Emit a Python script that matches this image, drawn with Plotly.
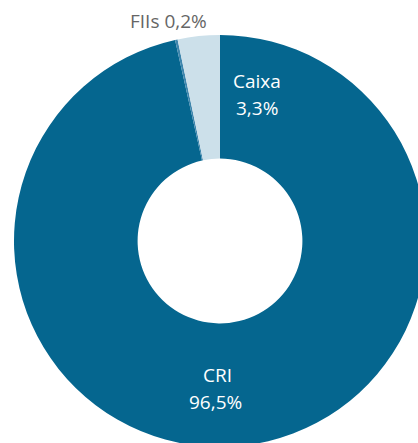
import plotly.graph_objects as go

labels = ["CRI", "FIIs", "Caixa"]
values = [96.5, 0.2, 3.3]
colors = ["#05668F", "#3F86AD", "#CCE0EA"]

W, H = 440, 482
cx, cy, r = 220, 241, 206

fig = go.Figure(go.Pie(
    labels=labels, values=values, sort=False, direction="clockwise",
    rotation=0, hole=0.40, textinfo="none", hoverinfo="label+percent",
    marker=dict(colors=colors, line=dict(width=0)),
    domain=dict(x=[0, 1], y=[1 - (cy + r) / H, 1 - (cy - r) / H]),
    showlegend=False,
))

font = "Open Sans, Noto Sans, sans-serif"
def ann(text, x, y, color):
    fig.add_annotation(text=text, x=x / W, y=1 - y / H, xref="paper", yref="paper",
                       showarrow=False, xanchor="center", yanchor="middle",
                       font=dict(family=font, size=19, color=color))

ann("Caixa", 257, 81, "white")
ann("3,3%", 257, 108, "white")
ann("FIIs 0,2%", 168, 21, "#666666")
ann("CRI", 217, 375, "white")
ann("96,5%", 215, 402, "white")

fig.update_layout(width=W, height=H, margin=dict(l=0, r=0, t=0, b=0),
                  paper_bgcolor="white", plot_bgcolor="white")
fig.write_html("out.html", config={"displayModeBar": False},
               post_script="document.body.style.margin='0';document.body.style.overflow='hidden';document.documentElement.style.overflow='hidden';")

* * *

Quote the material in full and exactly; do not carry over its pictures.

Full response.
Emit a Python script that matches this image, drawn with Plotly.
import plotly.graph_objects as go

labels = ["CRI", "FIIs", "Caixa"]
values = [96.5, 0.2, 3.3]
colors = ["#05668F", "#3F86AD", "#CCE0EA"]

W, H = 440, 482
cx, cy, r = 220, 241, 206

fig = go.Figure(go.Pie(
    labels=labels, values=values, sort=False, direction="clockwise",
    rotation=0, hole=0.40, textinfo="none", hoverinfo="label+percent",
    marker=dict(colors=colors, line=dict(width=0)),
    domain=dict(x=[0, 1], y=[1 - (cy + r) / H, 1 - (cy - r) / H]),
    showlegend=False,
))

font = "Open Sans, Noto Sans, sans-serif"
def ann(text, x, y, color):
    fig.add_annotation(text=text, x=x / W, y=1 - y / H, xref="paper", yref="paper",
                       showarrow=False, xanchor="center", yanchor="middle",
                       font=dict(family=font, size=19, color=color))

ann("Caixa", 257, 81, "white")
ann("3,3%", 257, 108, "white")
ann("FIIs 0,2%", 168, 21, "#666666")
ann("CRI", 217, 375, "white")
ann("96,5%", 215, 402, "white")

fig.update_layout(width=W, height=H, margin=dict(l=0, r=0, t=0, b=0),
                  paper_bgcolor="white", plot_bgcolor="white")
fig.write_html("out.html", config={"displayModeBar": False},
               post_script="document.body.style.margin='0';document.body.style.overflow='hidden';document.documentElement.style.overflow='hidden';")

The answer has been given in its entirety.